[Records contained in a dataset]
++++++++++

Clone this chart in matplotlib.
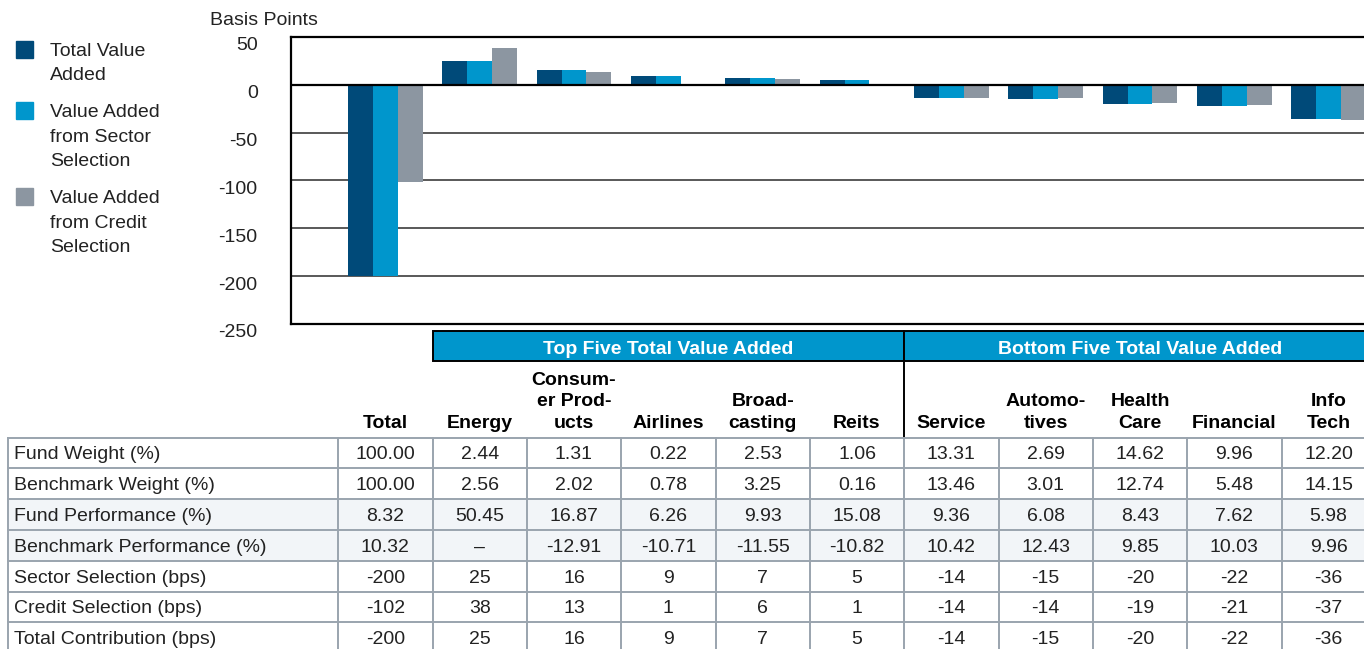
import matplotlib
matplotlib.use("Agg")
import matplotlib.pyplot as plt
from matplotlib.patches import Rectangle
from matplotlib.transforms import blended_transform_factory, ScaledTranslation

plt.rcParams['font.family'] = ['Liberation Sans', 'DejaVu Sans']
plt.rcParams['axes.unicode_minus'] = False

# ---- data ----
sectors = ["Total", "Energy", "Consum-\ner Prod-\nucts", "Airlines", "Broad-\ncasting", "Reits",
           "Service", "Automo-\ntives", "Health\nCare", "Financial", "Info\nTech"]
total_value = [-200, 25, 16, 9, 7, 5, -14, -15, -20, -22, -36]
sector_sel = [-200, 25, 16, 9, 7, 5, -14, -15, -20, -22, -36]
credit_sel = [-102, 38, 13, 1, 6, 1, -14, -14, -19, -21, -37]

fund_weight = [100.00, 2.44, 1.31, 0.22, 2.53, 1.06, 13.31, 2.69, 14.62, 9.96, 12.20]
bench_weight = [100.00, 2.56, 2.02, 0.78, 3.25, 0.16, 13.46, 3.01, 12.74, 5.48, 14.15]
fund_perf = [8.32, 50.45, 16.87, 6.26, 9.93, 15.08, 9.36, 6.08, 8.43, 7.62, 5.98]
bench_perf = [10.32, None, -12.91, -10.71, -11.55, -10.82, 10.42, 12.43, 9.85, 10.03, 9.96]

series_labels = ["Total Value\nAdded", "Value Added\nfrom Sector\nSelection",
                 "Value Added\nfrom Credit\nSelection"]
group_labels = ["Top Five Total Value Added", "Bottom Five Total Value Added"]
row_labels = ["Fund Weight (%)", "Benchmark Weight (%)", "Fund Performance (%)",
              "Benchmark Performance (%)", "Sector Selection (bps)", "Credit Selection (bps)",
              "Total Contribution (bps)"]

colors = ["#004a79", "#0096cc", "#8c96a1"]
FS = 14

W, H = 1364, 649
fig = plt.figure(figsize=(W / 100, H / 100), dpi=100)

# full-figure axes used for the legend and table (pixel y, from the top)
tab = fig.add_axes([0, 0, 1, 1])
tab.set_xlim(0, W)
tab.set_ylim(H, 0)
tab.axis("off")

# bar chart
ax = fig.add_axes([291 / W, 1 - 324 / H, 1132 / W, 287 / H])
x = list(range(len(sectors)))
bw = 0.265
for k, (vals, c) in enumerate(zip([total_value, sector_sel, credit_sel], colors)):
    ax.bar([i + (k - 1) * bw for i in x], vals, width=bw, color=c, zorder=2)

ax.set_xlim(-1, 11)
ax.set_ylim(-250, 50)
ax.set_xticks([])
ax.set_yticks(range(-250, 51, 50))
ax.tick_params(axis="y", length=0, pad=24, labelsize=FS, labelcolor="#222222")
shift = ScaledTranslation(0, -7 / 100, fig.dpi_scale_trans)
for lbl in ax.get_yticklabels():
    lbl.set_transform(lbl.get_transform() + shift)
ax.set_axisbelow(True)
ax.yaxis.grid(True, color="#3c3c3c", lw=1.2)
ax.axhline(0, color="black", lw=1.6, zorder=3)
for s in ["top", "left", "bottom"]:
    ax.spines[s].set_color("black")
    ax.spines[s].set_linewidth(1.6)
ax.spines["right"].set_visible(False)

tab.text(264, 25, "Basis Points", fontsize=FS, color="#222222", ha="center", va="baseline")

# legend
for lab, c, yb in zip(series_labels, colors, [56, 117, 203]):
    tab.add_patch(Rectangle((16, yb - 15), 17, 17, color=c))
    for j, line in enumerate(lab.split("\n")):
        tab.text(50, yb + j * 24.5, line, fontsize=FS, color="#222222",
                 va="baseline", ha="left")

# ---- table (x in bar units, y in pixels) ----
tr = blended_transform_factory(ax.transData, tab.transData)

# group header bands
for (x0, x1), lab in zip([(0.5, 5.5), (5.5, 10.5)], group_labels):
    tab.add_patch(Rectangle((x0, 331), x1 - x0, 30, transform=tr, facecolor="#0096cc",
                            edgecolor="black", lw=1.4))
    tab.text((x0 + x1) / 2, 350, lab, transform=tr, color="white", fontsize=FS,
             fontweight="bold", ha="center", va="center")
tab.plot([5.5, 5.5], [361, 437.5], transform=tr, color="black", lw=1.4)

# column headers
for i, lab in enumerate(sectors):
    tab.text(i, 432, lab, transform=tr, fontsize=FS, fontweight="bold", ha="center",
             va="bottom", linespacing=1.36, color="black")

rows = [
    [f"{v:.2f}" for v in fund_weight],
    [f"{v:.2f}" for v in bench_weight],
    [f"{v:.2f}" for v in fund_perf],
    ["\u2013" if v is None else f"{v:.2f}" for v in bench_perf],
    [str(v) for v in sector_sel],
    [str(v) for v in credit_sel],
    [str(v) for v in total_value],
]
top0, rh = 437.5, 30.8
left = -4.0
for r, (lab, vals) in enumerate(zip(row_labels, rows)):
    y0 = top0 + r * rh
    if r in (2, 3):
        tab.add_patch(Rectangle((left, y0), 16, rh, transform=tr, facecolor="#f2f5f8",
                                edgecolor="none", zorder=0))
    yc = y0 + rh / 2 + 2
    tab.text(left + 0.063, yc, lab, transform=tr, fontsize=FS, color="#222222",
             ha="left", va="center")
    for i, v in enumerate(vals):
        tab.text(i, yc, v, transform=tr, fontsize=FS, color="#222222", ha="center", va="center")

grid_c = "#9aa4ae"
for r in range(len(rows) + 1):
    y = top0 + r * rh
    tab.plot([left, 12], [y, y], transform=tr, color=grid_c, lw=1.4)
for xv in [left] + [i - 0.5 for i in range(len(sectors) + 1)]:
    tab.plot([xv, xv], [top0, H + 5], transform=tr, color=grid_c, lw=1.4)

fig.savefig("out.png", dpi=100, facecolor="white")
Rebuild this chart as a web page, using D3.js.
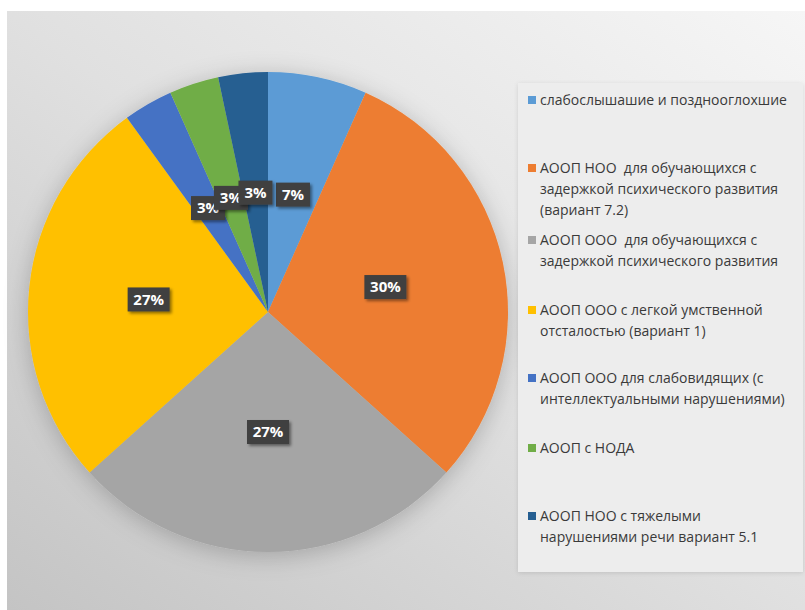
<!DOCTYPE html>
<html>
<head>
<meta charset="utf-8">
<script src="https://cdn.jsdelivr.net/npm/d3@7"></script>
<style>
  body { margin: 0; background: #ffffff; }
  svg { display: block; font-family: "Open Sans", "DejaVu Sans", sans-serif; }
</style>
</head>
<body>
<div id="chart"></div>
<script>
var svgWidth = 805;
var svgHeight = 610;

// Data
var categories = [
  "слабослышашие и позднооглохшие",
  "АООП НОО  для обучающихся с задержкой психического развития (вариант 7.2)",
  "АООП ООО  для обучающихся с задержкой психического развития",
  "АООП ООО с легкой умственной отсталостью (вариант 1)",
  "АООП ООО для слабовидящих (с интеллектуальными нарушениями)",
  "АООП с НОДА",
  "АООП НОО с тяжелыми нарушениями речи вариант 5.1"
];
var values = [2, 9, 8, 8, 1, 1, 1];
var percentLabels = ["7%", "30%", "27%", "27%", "3%", "3%", "3%"];
var legendLines = [
  ["слабослышашие и позднооглохшие"],
  ["АООП НОО  для обучающихся с", "задержкой психического развития", "(вариант 7.2)"],
  ["АООП ООО  для обучающихся с", "задержкой психического развития"],
  ["АООП ООО с легкой умственной", "отсталостью (вариант 1)"],
  ["АООП ООО для слабовидящих (с", "интеллектуальными нарушениями)"],
  ["АООП с НОДА"],
  ["АООП НОО с тяжелыми", "нарушениями речи вариант 5.1"]
];
var colors = ["#5b9bd5", "#ed7d31", "#a5a5a5", "#ffc000", "#4472c4", "#70ad47", "#255e91"];

var cx = 268, cy = 312, radius = 240;

var svg = d3.select("#chart")
  .append("svg")
  .attr("width", svgWidth)
  .attr("height", svgHeight);

var defs = svg.append("defs");

// background gradient
var bg = defs.append("linearGradient")
  .attr("id", "bgGrad")
  .attr("x1", "100%").attr("y1", "0%")
  .attr("x2", "0%").attr("y2", "100%");
bg.append("stop").attr("offset", "0%").attr("stop-color", "#f6f6f6");
bg.append("stop").attr("offset", "50%").attr("stop-color", "#e0e0e0");
bg.append("stop").attr("offset", "100%").attr("stop-color", "#c4c4c4");

var shadow = defs.append("filter").attr("id", "pieShadow")
  .attr("x", "-20%").attr("y", "-20%").attr("width", "140%").attr("height", "140%");
shadow.append("feGaussianBlur").attr("in", "SourceAlpha").attr("stdDeviation", 12);
shadow.append("feOffset").attr("dx", 0).attr("dy", 4).attr("result", "blur");
shadow.append("feFlood").attr("flood-color", "#000").attr("flood-opacity", 0.22);
shadow.append("feComposite").attr("in2", "blur").attr("operator", "in");
var m1 = shadow.append("feMerge");
m1.append("feMergeNode");
m1.append("feMergeNode").attr("in", "SourceGraphic");

var boxShadow = defs.append("filter").attr("id", "boxShadow")
  .attr("x", "-30%").attr("y", "-30%").attr("width", "160%").attr("height", "160%");
boxShadow.append("feGaussianBlur").attr("in", "SourceAlpha").attr("stdDeviation", 1.5);
boxShadow.append("feOffset").attr("dx", 2).attr("dy", 2).attr("result", "blur");
boxShadow.append("feFlood").attr("flood-color", "#000").attr("flood-opacity", 0.45);
boxShadow.append("feComposite").attr("in2", "blur").attr("operator", "in");
var m2 = boxShadow.append("feMerge");
m2.append("feMergeNode");
m2.append("feMergeNode").attr("in", "SourceGraphic");

var legShadow = defs.append("filter").attr("id", "legShadow")
  .attr("x", "-5%").attr("y", "-5%").attr("width", "110%").attr("height", "110%");
legShadow.append("feGaussianBlur").attr("in", "SourceAlpha").attr("stdDeviation", 2);
legShadow.append("feOffset").attr("dx", 0).attr("dy", 1).attr("result", "blur");
legShadow.append("feFlood").attr("flood-color", "#000").attr("flood-opacity", 0.12);
legShadow.append("feComposite").attr("in2", "blur").attr("operator", "in");
var m3 = legShadow.append("feMerge");
m3.append("feMergeNode");
m3.append("feMergeNode").attr("in", "SourceGraphic");

// chart area
svg.append("rect")
  .attr("x", 7).attr("y", 11)
  .attr("width", svgWidth - 7).attr("height", svgHeight - 11)
  .attr("fill", "url(#bgGrad)");

// Pie
var pie = d3.pie().sort(null).value(d => d);
var arc = d3.arc().innerRadius(0).outerRadius(radius);
var labelArc = d3.arc().innerRadius(radius * 0.5).outerRadius(radius * 0.5);
var arcs = pie(values);

var pieGroup = svg.append("g")
  .attr("transform", `translate(${cx}, ${cy})`);

pieGroup.append("g")
  .attr("filter", "url(#pieShadow)")
  .selectAll("path")
  .data(arcs)
  .enter()
  .append("path")
  .attr("d", arc)
  .attr("fill", (d, i) => colors[i]);

// Data labels
var labels = pieGroup.selectAll(".lbl")
  .data(arcs)
  .enter()
  .append("g")
  .attr("class", "lbl")
  .attr("transform", d => `translate(${labelArc.centroid(d)})`);

labels.each(function(d, i) {
  var g = d3.select(this);
  var w = percentLabels[i].length > 2 ? 42 : 34;
  g.append("rect")
    .attr("x", -w / 2).attr("y", -12)
    .attr("width", w).attr("height", 24)
    .attr("fill", "#404040")
    .attr("filter", "url(#boxShadow)");
  g.append("text")
    .attr("text-anchor", "middle")
    .attr("dy", "0.36em")
    .attr("fill", "#ffffff")
    .attr("font-weight", "bold")
    .attr("font-size", "15px")
    .text(percentLabels[i]);
});

// Legend
svg.append("rect")
  .attr("x", 518).attr("y", 83)
  .attr("width", 285).attr("height", 489)
  .attr("fill", "#ededed")
  .attr("filter", "url(#legShadow)");

var legendTop = [105, 173, 245, 315, 383, 453, 521];
var lineH = 21;

var legend = svg.append("g")
  .selectAll("g")
  .data(categories)
  .enter()
  .append("g")
  .attr("transform", (d, i) => `translate(528, ${legendTop[i]})`);

legend.append("rect")
  .attr("x", 0).attr("y", -9)
  .attr("width", 8).attr("height", 8)
  .attr("fill", (d, i) => colors[i]);

legend.each(function(d, i) {
  var t = d3.select(this).append("text")
    .attr("x", 12)
    .attr("y", 0)
    .attr("fill", "#3a3a3a")
    .attr("font-size", "14px");
  legendLines[i].forEach(function(line, j) {
    t.append("tspan")
      .attr("x", 12)
      .attr("dy", j === 0 ? 0 : lineH)
      .attr("xml:space", "preserve")
      .text(line);
  });
});
</script>
</body>
</html>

++++++++++

What is needed:
Only the lines between the one with "Rebuild this chart" and the one with "var svgHeight = 610;", those two included, get copied from the material above. Keep it exact and free of pictures.

Complete response:
Rebuild this chart as a web page, using D3.js.
<!DOCTYPE html>
<html>
<head>
<meta charset="utf-8">
<script src="https://cdn.jsdelivr.net/npm/d3@7"></script>
<style>
  body { margin: 0; background: #ffffff; }
  svg { display: block; font-family: "Open Sans", "DejaVu Sans", sans-serif; }
</style>
</head>
<body>
<div id="chart"></div>
<script>
var svgWidth = 805;
var svgHeight = 610;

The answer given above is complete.